Also, when you’re going to make sandals, any part of the lacing that you have that’s touching the ground will abrade. You might want to coat that with a flexible epoxy, something like Shoe Goo, which we have on our website, so that way the part that touches the ground isn’t going to be abraded or worn out quite as fast, and that way it’ll make the sandals last a whole lot longer.

Hope that helps you get started. We have full instructions about how you can make barefoot sandals right here and how to make our kits (which are simpler and look more professional) here.

One of the fun things about making your own sandals is all the ways you can decorate them.

There’s lots of different jewelry that you can add, starting with something really simple like a dolphin charm or a Celtic knot pendant… something you can find at craft or hobby stores. You just lace them into the sandal’s strap.

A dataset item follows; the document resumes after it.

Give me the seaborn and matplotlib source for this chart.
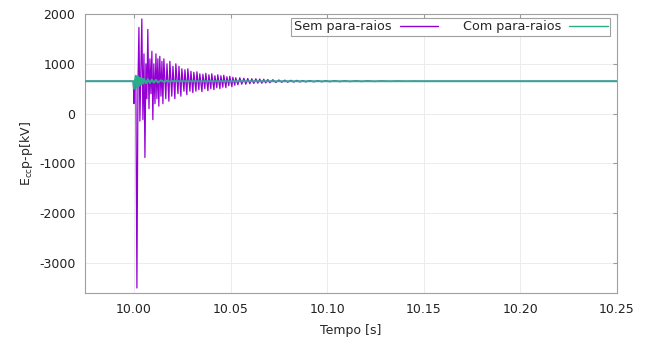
import matplotlib
matplotlib.use("Agg")
import matplotlib.pyplot as plt
import seaborn as sns
import pandas as pd
import numpy as np

# Tempo relativo a 10 s, em milissegundos
t_sem_ms = [-25.0, -0.3, 0.0, 0.3, 1.0, 1.55, 2.1, 2.6, 3.1, 3.6, 4.1, 4.65, 5.2, 5.7,
            6.2, 6.7, 7.2, 7.8, 8.3, 8.8, 9.3, 9.8, 10.3, 10.9, 11.4, 11.9, 12.4, 12.9,
            13.4, 14.0, 14.5, 15.0, 15.5, 16.5, 17.1, 18.1, 18.6, 19.6, 20.2, 21.2, 21.7,
            22.8, 23.3, 24.3, 24.8, 25.9, 26.4, 27.4, 27.9, 29.0, 29.5, 30.5, 31.0, 32.1,
            32.6, 33.6, 34.1, 35.2, 35.7, 36.7, 37.2, 38.3, 38.8, 39.8, 40.3, 41.4, 41.9,
            42.9, 43.4, 44.5, 45.0, 46.0, 46.5, 47.6, 48.1, 49.1, 49.6, 50.7, 51.2, 52.2,
            52.7, 53.8, 54.8, 55.8, 56.9, 57.9, 58.9, 60.0, 61.0, 62.0, 63.1, 64.1, 65.1,
            66.2, 67.2, 68.2, 69.3, 70.3, 71.9, 73.4, 75.0, 76.5, 78.1, 79.6, 81.2, 82.7,
            84.3, 85.8, 87.4, 88.9, 91.0, 93.1, 95.1, 97.2, 99.3, 101.3, 103.9, 106.5,
            109.1, 111.7, 114.8, 117.9, 121.0, 124.6, 128.2, 132.4, 136.5, 140.6, 144.8,
            148.9, 153.0, 250.0]
v_sem = [650, 650, 200, 650, 700, -3500, 600, 1730, -150, 900, 1900, -120, 1200, -880,
         1000, 300, 1690, 100, 1100, 400, 1250, -120, 1000, 200, 1200, 300, 1100, 150,
         1150, 350, 1050, 200, 1100, 300, 1000, 250, 1050, 350, 950, 300, 1000,
         400, 950, 350, 900, 450, 880, 380, 900, 450, 850, 420, 830, 450,
         840, 480, 800, 440, 790, 500, 810, 460, 780, 500, 800, 480, 760,
         520, 780, 500, 760, 530, 770, 520, 740, 560, 750, 540, 730, 570,
         720, 580, 720, 590, 710, 590, 705, 600, 700, 605, 700, 610, 695,
         610, 690, 615, 685, 620, 680, 625, 675, 628, 672, 630, 670, 632,
         668, 634, 665, 636, 664, 637, 662, 638, 661, 640, 660, 641,
         659, 642, 658, 643, 657, 644, 655, 646, 654, 647, 652,
         649, 650, 650]

t_com_ms = [-25.0, -0.3, 0.0, 0.5, 1.0, 1.5, 2.1, 2.6, 3.1, 3.6, 4.1, 4.7, 5.2, 6.2,
            7.2, 8.3, 9.3, 10.3, 11.4, 12.4, 14.0, 15.5, 17.1, 18.6, 20.2, 22.0, 250.0]
v_com = [650, 650, 500, 650, 760, 520, 740, 560, 720, 580, 710, 600, 700, 610,
         690, 615, 685, 620, 680, 625, 670, 635, 662, 642, 655, 650, 650]

df = pd.concat([
    pd.DataFrame({"t": 10 + np.array(t_sem_ms) / 1000, "v": v_sem, "serie": "Sem para-raios"}),
    pd.DataFrame({"t": 10 + np.array(t_com_ms) / 1000, "v": v_com, "serie": "Com para-raios"}),
], ignore_index=True)

sns.set_style("white")
plt.rcParams["font.family"] = ["DejaVu Sans"]
plt.rcParams["axes.unicode_minus"] = False

fig = plt.figure(figsize=(6.51, 3.41), dpi=100)
ax = fig.add_axes([0.1306, 0.1408, 0.8172, 0.8182])

sns.lineplot(data=df, x="t", y="v", hue="serie", sort=False, estimator=None,
             palette={"Sem para-raios": "#9400d3", "Com para-raios": "#2aad8a"},
             linewidth=0.9, ax=ax)
# linha verde por cima, um pouco mais grossa
ax.lines[1].set_linewidth(1.4)
ax.lines[1].set_zorder(3)

ax.set_xlim(9.9747, 10.25)
ax.set_ylim(-3600, 2000)
ax.set_xticks([10.00, 10.05, 10.10, 10.15, 10.20, 10.25])
ax.set_xticklabels(["10.00", "10.05", "10.10", "10.15", "10.20", "10.25"])
ax.set_yticks([2000, 1000, 0, -1000, -2000, -3000])
ax.tick_params(axis="both", direction="in", length=3, color="#999999",
               labelsize=9, labelcolor="#222222", pad=7, top=True, right=True)
ax.grid(True, color="#ececec", linewidth=0.7)
for s in ax.spines.values():
    s.set_color("#a0a0a0")
    s.set_linewidth(0.8)

ax.set_xlabel("Tempo [s]", fontsize=9, labelpad=6)
ax.set_ylabel(r"E$_{\mathrm{cc}}$p-p[kV]", fontsize=9, labelpad=3)

leg = ax.legend(loc="upper right", ncol=2, markerfirst=False, fontsize=9.2,
                frameon=True, fancybox=False, framealpha=1, edgecolor="#a0a0a0",
                borderpad=0.2, borderaxespad=0, handlelength=3.0, handletextpad=0.65,
                columnspacing=1.9, bbox_to_anchor=(0.987, 0.986))
leg.get_frame().set_linewidth(0.8)
for ln in leg.get_lines():
    ln.set_linewidth(1.0)

fig.savefig("out.png", dpi=100)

You can add some beads by threading them onto the lace.

We have one customer who painted each of her toenails a different color, to match the multi-colored beads she threaded onto her sandal’s laces.

People have also used shells, dried starfish, pearls, Swarovski crystal, pretty much anything that can hang on a lace or be threaded onto one.

What else? Just have fun. Use flowers, or anything else can think of.

The whole idea is that you want to express your personality with your sandal and the way you’re going to do it is by either lacing things into the lacing pattern, so the cord is going through the beads, or snapping things around the lace.

The beads from Pandora bracelets – those fit perfectly around our laces.

Again, the most important part: Have fun, decorate, express yourself. We can’t wait to see see what you come up with.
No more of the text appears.